Second, if visitation to particular parks has levelled off, this does not mean that parks are unpopular. It means that these parks are full. Their social carrying capacity [29] has been exceeded. They are so crowded that people go to other parks or other land tenures. Pergams and Zaradic [22] argued against such substitution within the US, but their data, especially for the US Forest Service, were not entirely convincing. Balmford et al. [26] propose instead that people have been travelling overseas; international outdoor tourism has been substituting for domestic outdoor recreation. This is supported by tourism research [17]. Crowding is not the only factor. Reduced public funding forces parks agencies to charge higher visitor fees, and increased legal liabilities make them impose more regulations. So people go where they enjoy cheaper and less fettered recreational opportunities.

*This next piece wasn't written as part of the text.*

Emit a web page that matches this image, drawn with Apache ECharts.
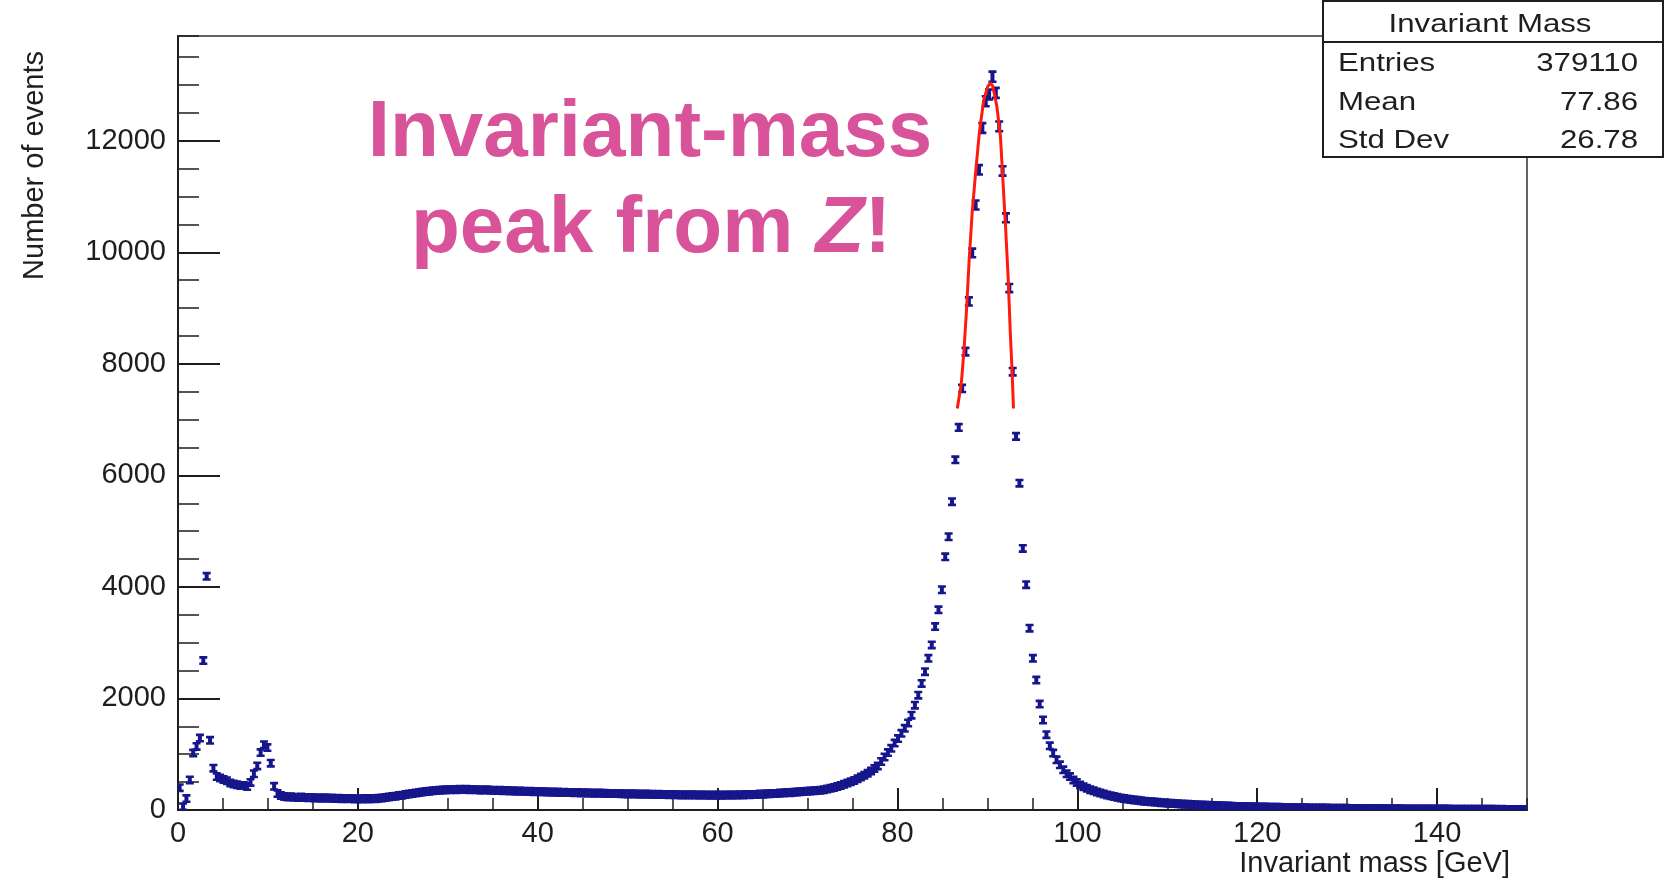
<!DOCTYPE html>
<html>
<head>
<meta charset="utf-8">
<script src="https://cdn.jsdelivr.net/npm/echarts@6.0.0/dist/echarts.min.js"></script>
<style>
  html, body { margin: 0; padding: 0; background: #fff; }
  #chart { width: 1665px; height: 894px; }
</style>
</head>
<body>
<div id="chart"></div>
<script>
// histogram: 400 bins of 0.375 GeV between 0 and 150 GeV
const BIN_WIDTH = 0.375;
const counts = [
  400, 60, 205, 540, 1020, 1140, 1290, 2680, 4190, 1250,
  750, 600, 575, 545, 525, 485, 465, 455, 440, 440,
  420, 495, 650, 790, 1030, 1170, 1120, 840, 425, 295,
  258, 240, 232, 236, 228, 226, 231, 222, 219, 225,
  216, 220, 212, 218, 209, 214, 206, 211, 203, 208,
  200, 205, 198, 203, 197, 204, 199, 207, 203, 212,
  216, 224, 231, 240, 248, 259, 266, 278, 285, 296,
  304, 315, 322, 330, 336, 344, 349, 352, 358, 362,
  365, 368, 361, 372, 366, 370, 364, 369, 362, 360,
  357, 361, 353, 356, 349, 352, 346, 348, 342, 345,
  338, 341, 335, 332, 336, 329, 331, 326, 329, 322,
  325, 319, 321, 316, 318, 313, 315, 310, 312, 307,
  309, 304, 306, 301, 303, 299, 300, 296, 298, 294,
  296, 291, 293, 289, 291, 286, 288, 284, 286, 282,
  284, 279, 281, 277, 279, 275, 277, 273, 275, 271,
  273, 270, 272, 268, 270, 267, 269, 266, 268, 266,
  268, 265, 269, 267, 271, 268, 273, 271, 276, 274,
  280, 279, 285, 284, 291, 290, 298, 298, 306, 307,
  312, 310, 318, 322, 326, 331, 334, 340, 343, 348,
  352, 364, 376, 390, 405, 422, 440, 460, 482, 505,
  530, 560, 590, 625, 660, 700, 745, 790, 870, 950,
  1030, 1106, 1200, 1280, 1375, 1465, 1560, 1700, 1880, 2060,
  2270, 2480, 2720, 2960, 3290, 3590, 3950, 4540, 4900, 5530,
  6280, 6860, 7560, 8220, 9120, 9990, 10850, 11480, 12230, 12710,
  12830, 13150, 12860, 12260, 11460, 10620, 9360, 7860, 6700, 5860,
  4690, 4040, 3260, 2720, 2330, 1900, 1614, 1350, 1150, 1020,
  900, 810, 720, 650, 600, 540, 495, 450, 418, 388,
  365, 345, 322, 303, 287, 270, 254, 240, 228, 216,
  206, 197, 189, 181, 173, 166, 159, 153, 148, 142,
  137, 132, 128, 123, 119, 115, 111, 108, 104, 101,
  97, 95, 91, 90, 85, 85, 80, 80, 76, 75,
  72, 70, 69, 65, 64, 63, 60, 59, 58, 55,
  55, 53, 52, 51, 49, 48, 48, 45, 45, 43,
  42, 42, 40, 39, 39, 38, 37, 36, 36, 34,
  34, 33, 33, 31, 31, 30, 30, 29, 28, 28,
  27, 28, 26, 25, 25, 24, 25, 23, 23, 22,
  22, 21, 22, 20, 20, 20, 19, 19, 18, 19,
  18, 17, 17, 17, 16, 17, 16, 15, 15, 15,
  14, 15, 14, 13, 13, 14, 13, 12, 12, 13,
  12, 11, 12, 11, 11, 10, 11, 10, 10, 10
];

// fitted curve
const fitMass = [86.65, 87.1, 87.4, 87.7, 87.95, 88.3, 88.65, 89.1, 89.6, 90.05,
  90.35, 90.6, 91.05, 91.45, 91.7, 92.0, 92.3, 92.55, 92.75, 92.9];
const fitValues = [7200, 7650, 8250, 9030, 9800, 10700, 11360, 12140, 12740, 12980,
  13040, 12980, 12620, 12080, 11360, 10520, 9570, 8550, 7860, 7200];

const statsTitle = "Invariant Mass";
const statsLabels = ["Entries", "Mean", "Std Dev"];
const statsValues = ["379110", "77.86", "26.78"];

const FONT = "'Liberation Sans', Arial, Helvetica, sans-serif";
const INK = "#1e1e1e";
const MARKER = "#16168c";
const PINK = "#d9539a";

const points = counts.map((v, i) => [(i + 0.5) * BIN_WIDTH, v]);
const fitLine = fitMass.map((m, i) => [m, fitValues[i]]);

// I-beam shaped marker with poisson error bar
function renderPoint(params, api) {
  const x = api.value(0);
  const v = api.value(1);
  const err = Math.sqrt(v);
  const c = api.coord([x, v]);
  const top = Math.min(api.coord([x, v + err])[1], c[1] - 4.5);
  const bot = Math.max(api.coord([x, v - err])[1], c[1] + 4.5);
  const hw = 4, cap = 2.6, bar = 2;
  const px = c[0];
  return {
    type: "polygon",
    shape: {
      points: [
        [px - hw, top], [px + hw, top], [px + hw, top + cap], [px + bar, top + cap],
        [px + bar, bot - cap], [px + hw, bot - cap], [px + hw, bot], [px - hw, bot],
        [px - hw, bot - cap], [px - bar, bot - cap], [px - bar, top + cap], [px - hw, top + cap]
      ]
    },
    style: { fill: MARKER }
  };
}

const chart = echarts.init(document.getElementById("chart"));

const axisLabelStyle = {
  fontSize: 29, color: INK, fontFamily: FONT,
  formatter: (v) => String(v)
};

chart.setOption({
  animation: false,
  backgroundColor: "#fff",
  grid: {
    left: 178, right: 138, top: 36, bottom: 84,
    show: true, borderColor: "#333", borderWidth: 1.5,
    containLabel: false, outerBoundsMode: "none"
  },
  xAxis: [
    {
      type: "value", min: 0, max: 150, interval: 20, position: "bottom",
      axisLine: { show: true, onZero: false, lineStyle: { color: INK, width: 2 } },
      axisTick: { show: true, inside: true, length: 22, lineStyle: { color: INK, width: 2 } },
      axisLabel: Object.assign({ margin: 9, showMaxLabel: false }, axisLabelStyle),
      splitLine: { show: false }
    },
    {
      type: "value", min: 0, max: 150, interval: 5, position: "bottom",
      axisLine: { show: false },
      axisTick: { show: true, inside: true, length: 12, lineStyle: { color: INK, width: 1.5 } },
      axisLabel: { show: false },
      splitLine: { show: false }
    }
  ],
  yAxis: [
    {
      type: "value", min: 0, max: 13880, interval: 2000, position: "left",
      axisLine: { show: true, onZero: false, lineStyle: { color: INK, width: 2 } },
      axisTick: { show: true, inside: true, length: 42, lineStyle: { color: INK, width: 2 } },
      axisLabel: Object.assign({ margin: 12, showMaxLabel: false }, axisLabelStyle),
      splitLine: { show: false }
    },
    {
      type: "value", min: 0, max: 13880, interval: 500, position: "left",
      axisLine: { show: false },
      axisTick: { show: true, inside: true, length: 21, lineStyle: { color: INK, width: 1.5 } },
      axisLabel: { show: false },
      splitLine: { show: false }
    }
  ],
  series: [
    {
      name: "Invariant Mass",
      type: "custom",
      xAxisIndex: 0, yAxisIndex: 0,
      renderItem: renderPoint,
      data: points,
      clip: true,
      z: 3
    },
    {
      name: "fit",
      type: "line",
      xAxisIndex: 0, yAxisIndex: 0,
      data: fitLine,
      showSymbol: false,
      smooth: false,
      lineStyle: { color: "#ff1a0d", width: 3 },
      z: 4
    }
  ],
  graphic: [
    {
      type: "text", x: 650, y: 134, z: 50,
      style: {
        text: "Invariant-mass", fill: PINK, font: "bold 80px " + FONT,
        textAlign: "center", textVerticalAlign: "middle"
      }
    },
    {
      type: "text", x: 651, y: 230, z: 50,
      style: {
        text: "{n|peak from }{i|Z}{n|!}",
        textAlign: "center", textVerticalAlign: "middle",
        rich: {
          n: { fill: PINK, fontSize: 80, fontWeight: "bold", fontFamily: FONT },
          i: { fill: PINK, fontSize: 80, fontWeight: "bold", fontStyle: "italic", fontFamily: FONT }
        }
      }
    },
    {
      type: "text", x: 1510, y: 864, z: 50,
      style: {
        text: "Invariant mass [GeV]", fill: INK, font: "29px " + FONT,
        textAlign: "right", textVerticalAlign: "middle"
      }
    },
    {
      type: "text", x: 35, y: 51, rotation: Math.PI / 2, z: 50,
      style: {
        text: "Number of events", fill: INK, font: "29px " + FONT,
        textAlign: "right", textVerticalAlign: "middle"
      }
    },
    {
      type: "rect", z: 60,
      shape: { x: 1323, y: 1, width: 340, height: 156 },
      style: { fill: "#fff", stroke: INK, lineWidth: 2 }
    },
    {
      type: "line", z: 61,
      shape: { x1: 1323, y1: 42, x2: 1663, y2: 42 },
      style: { stroke: INK, lineWidth: 2 }
    },
    {
      type: "text", x: 1490, y: 25, z: 62, scaleX: 1.2,
      style: {
        text: statsTitle, fill: INK, font: "26px " + FONT,
        textAlign: "center", textVerticalAlign: "middle"
      }
    }
  ].concat(statsLabels.map((label, i) => ({
    type: "text", x: 1338, y: 64 + i * 38.5, z: 62, scaleX: 1.2,
    style: {
      text: label, fill: INK, font: "26px " + FONT,
      textAlign: "left", textVerticalAlign: "middle"
    }
  }))).concat(statsValues.map((val, i) => ({
    type: "text", x: 1638, y: 64 + i * 38.5, z: 62, scaleX: 1.2,
    style: {
      text: val, fill: INK, font: "26px " + FONT,
      textAlign: "right", textVerticalAlign: "middle"
    }
  })))
});
</script>
</body>
</html>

And why not? It is good policy for people to play where their impact causes less damage, keeping protected areas for conservation and low-impact individual recreation. The former gives the human economy its air, water, and biological resources; the latter gives the human population low-cost improvements in physical and mental health. It's poor policy that in order to maintain budgets, parks agencies should continually increase visitor numbers. Human populations are growing, but the area of parks is not keeping pace. The area of land and water available for conservation outside protected areas is continually shrinking [30], so parks themselves are increasingly critical. Parks are assets for tourism, but they are not tourism assets.

The new data from Balmford et al. [26] show that park visitation rates are still rising. Conservation is a far more valuable use of parks than tourism and recreation, so in theory, parks agency budgets should only reflect conservation management costs, and visitation rates should be irrelevant. In practice, however, since conservation decisions are political rather than economic, these new data are of enormous importance to conservation worldwide.